You’ll see a lot of recommendations for ceramic coated pans like GreenPan and Caraway. They market themselves as the healthier, more eco-friendly alternative to traditional PTFE non-stick. And they are, technically. Ceramic coatings don’t contain PTFE or PFOA.
But here’s the problem: ceramic non-stick coatings degrade faster than PTFE. Significantly faster. I’ve used three different ceramic pans over the past few years, and none of them maintained their non-stick properties past six months of regular use. The internet is full of people reporting the same experience. Brand new, they’re incredible. Eggs practically levitate. But the honeymoon period is short.
If the PTFE-free aspect matters to you for health or environmental reasons, ceramic is a valid choice. Just know that you’re trading longevity for it. You’ll be replacing the pan more often.
The “Buy Once” Alternative Nobody Mentions
If the whole disposable non-stick cycle frustrates you, there’s an option most cookware articles skip: carbon steel. A carbon steel pan, once properly seasoned, develops a natural non-stick surface that improves with use instead of degrading.
A de Buyer Mineral B 11-Inch costs around $45 to $55 and will outlast every non-stick pan you’ll ever buy. It requires seasoning and maintenance, similar to cast iron but lighter and more responsive to heat changes. After a few months of use, eggs slide off it almost as easily as they do on a fresh non-stick pan.
The catch: there’s a learning curve. The first few weeks with carbon steel can be frustrating. Food will stick until the seasoning builds up. You need to dry it after washing, oil it occasionally, and avoid cooking acidic foods in it until the seasoning is well established. It’s not a drop-in replacement for non-stick if you want something that works perfectly on day one.
But if you’re tired of buying the same pan every two years, carbon steel is the exit ramp.

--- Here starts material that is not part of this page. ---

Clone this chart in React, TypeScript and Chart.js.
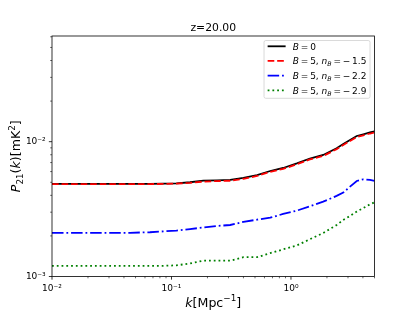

How to Make Any Non-Stick Pan Last Longer
Regardless of which pan you buy, these four things make the biggest difference in how long the coating survives:
- Never use high heat. Medium is the maximum for non-stick. High heat breaks down the coating faster than anything else, and most home cooks use way more heat than they need. If your food isn’t cooking fast enough on medium, give the pan more time to preheat.
- No metal utensils. Use silicone, wood, or nylon. One careless scrape with a metal spatula can score the coating and start the deterioration process.
- Hand wash only. The dishwasher is brutal on non-stick coatings. The combination of high heat, harsh detergent, and water pressure accelerates wear significantly. A soft sponge and mild soap takes thirty seconds.
- Don’t stack them bare. If you stack pans in a cabinet, put a towel or felt liner between them. The bottom of one pan grinding against the cooking surface of another will scratch the coating over time.
So What Should You Actually Buy
If you want the best value with the least hassle, get the T-fal ProGrade. Use it for eggs, fish, pancakes, and anything else that tends to stick. Keep the heat at medium, hand wash it, and expect to get two to three solid years out of it before the coating starts to go. At $35, that works out to about a dollar a month.
If you’re ready to break the replacement cycle entirely, look at carbon steel. It takes more effort upfront but pays off long term.
The one thing I wouldn’t do is spend $100+ on a non-stick pan. The coating on a $100 pan degrades the same way the coating on a $35 pan does. You’re paying for the handle design and the brand name, not for a coating that lasts meaningfully longer.
Save the premium budget for cookware that actually benefits from it: stainless steel, cast iron, or carbon steel. For non-stick, buy smart, treat it well, and replace it without guilt when the time comes.